• JOB
Take from the listing each line that has the string "this".

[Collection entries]
▬▬▬▬▬▬▬▬▬▬

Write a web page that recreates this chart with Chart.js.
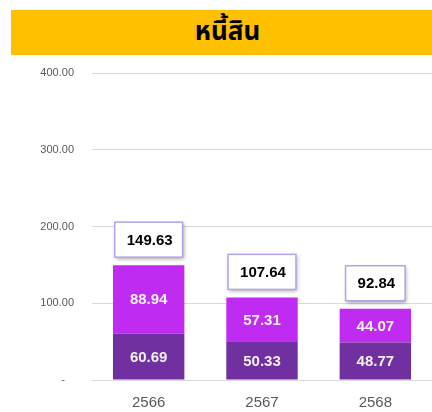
<!DOCTYPE html>
<html>
<head>
<meta charset="utf-8">
<script src="https://cdn.jsdelivr.net/npm/chart.js@4"></script>
<style>
  html, body { margin: 0; padding: 0; background: #ffffff; }
  #wrap { position: relative; width: 432px; height: 412px; overflow: hidden; }
  #banner {
    position: absolute; left: 11px; top: 10px; width: 421px; height: 45px;
    background: #FFC000; color: #000;
    font-family: "Noto Sans Thai", "Noto Serif Thai", Tahoma, "Noto Sans", sans-serif;
    font-weight: bold; font-size: 26px; line-height: 45px; text-align: center;
    box-sizing: border-box; padding-left: 12px; z-index: 2;
  }
  canvas { position: absolute; left: 0; top: 0; }
</style>
</head>
<body>
<div id="wrap">
  <div id="banner">หนี้สิน</div>
  <canvas id="c" width="432" height="412"></canvas>
</div>
<script>
const categories = ["2566", "2567", "2568"];
const seriesBottom = [60.69, 50.33, 48.77];
const seriesTop = [88.94, 57.31, 44.07];
const totals = [149.63, 107.64, 92.84];
const yTicks = [0, 100, 200, 300, 400];

const labelPlugin = {
  id: 'labels',
  afterDatasetsDraw(chart) {
    const ctx = chart.ctx;
    const y = chart.scales.y;
    ctx.save();
    chart.data.datasets.forEach((ds, di) => {
      const meta = chart.getDatasetMeta(di);
      meta.data.forEach((el, i) => {
        ctx.font = 'bold 15px Arial, "Liberation Sans", sans-serif';
        ctx.fillStyle = '#F2F2F2';
        ctx.textAlign = 'center';
        ctx.textBaseline = 'middle';
        ctx.fillText(ds.data[i].toFixed(2), el.x, (el.y + el.base) / 2 + 1);
      });
    });
    const meta0 = chart.getDatasetMeta(0);
    totals.forEach((t, i) => {
      const el = meta0.data[i];
      const top = y.getPixelForValue(t);
      ctx.font = 'bold 15px Arial, "Liberation Sans", sans-serif';
      const txt = t.toFixed(2);
      const w = ctx.measureText(txt).width + 22;
      const h = 35;
      const bx = el.x - w / 2;
      const by = top - 8 - h;
      ctx.save();
      ctx.shadowColor = 'rgba(0,0,0,0.35)';
      ctx.shadowBlur = 4;
      ctx.shadowOffsetX = 1;
      ctx.shadowOffsetY = 2;
      ctx.fillStyle = '#ffffff';
      ctx.fillRect(bx, by, w, h);
      ctx.restore();
      ctx.strokeStyle = '#B7A2E8';
      ctx.lineWidth = 1.5;
      ctx.strokeRect(bx, by, w, h);
      ctx.fillStyle = '#000000';
      ctx.textAlign = 'center';
      ctx.textBaseline = 'middle';
      ctx.fillText(txt, el.x + 1, by + h / 2 + 1);
    });
    ctx.restore();
  }
};

new Chart(document.getElementById('c'), {
  type: 'bar',
  data: {
    labels: categories,
    datasets: [
      { label: 'bottom', data: seriesBottom, backgroundColor: '#7030A0', barPercentage: 0.63, categoryPercentage: 1 },
      { label: 'top', data: seriesTop, backgroundColor: '#C02BF2', barPercentage: 0.63, categoryPercentage: 1 }
    ]
  },
  options: {
    responsive: false,
    animation: false,
    devicePixelRatio: 1,
    layout: { padding: { top: 73, right: 0, bottom: 0, left: 0 } },
    plugins: { legend: { display: false }, tooltip: { enabled: false }, title: { display: false } },
    scales: {
      x: {
        stacked: true,
        grid: { display: false, drawTicks: false },
        border: { display: false },
        ticks: { color: '#595959', font: { size: 15, family: 'Arial, "Liberation Sans", sans-serif' }, padding: 14 },
        afterFit(s) { s.height = 32; }
      },
      y: {
        stacked: true,
        min: 0, max: 400,
        afterBuildTicks(s) { s.ticks = yTicks.map(v => ({ value: v })); },
        grid: { color: '#D9D9D9', drawTicks: false, lineWidth: 1 },
        border: { display: false },
        ticks: {
          color: '#595959',
          font: { size: 11, family: 'Arial, "Liberation Sans", sans-serif' },
          padding: 18,
          callback: (v) => v === 0 ? '-   ' : v.toFixed(2)
        },
        afterFit(s) { s.width = 92; }
      }
    }
  },
  plugins: [labelPlugin]
});
</script>
</body>
</html>
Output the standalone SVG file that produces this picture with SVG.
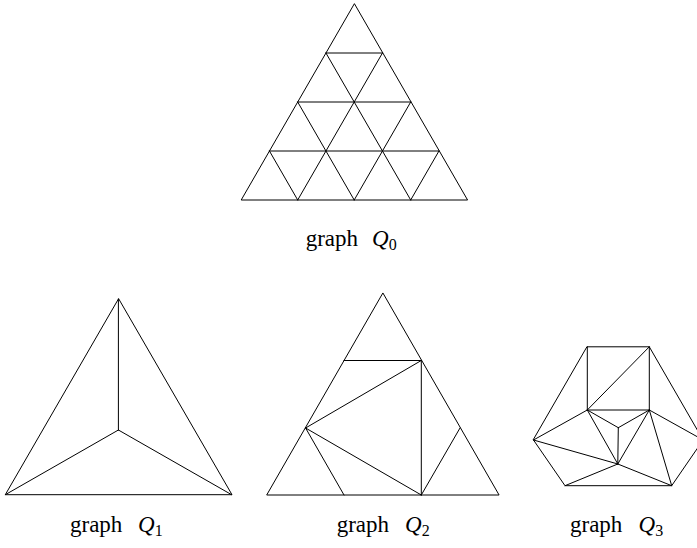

▬▬▬▬▬▬▬▬▬▬

• THE ANSWER
Write a web page that recreates this chart with Chart.js.
Output the standalone SVG file that produces this picture with SVG.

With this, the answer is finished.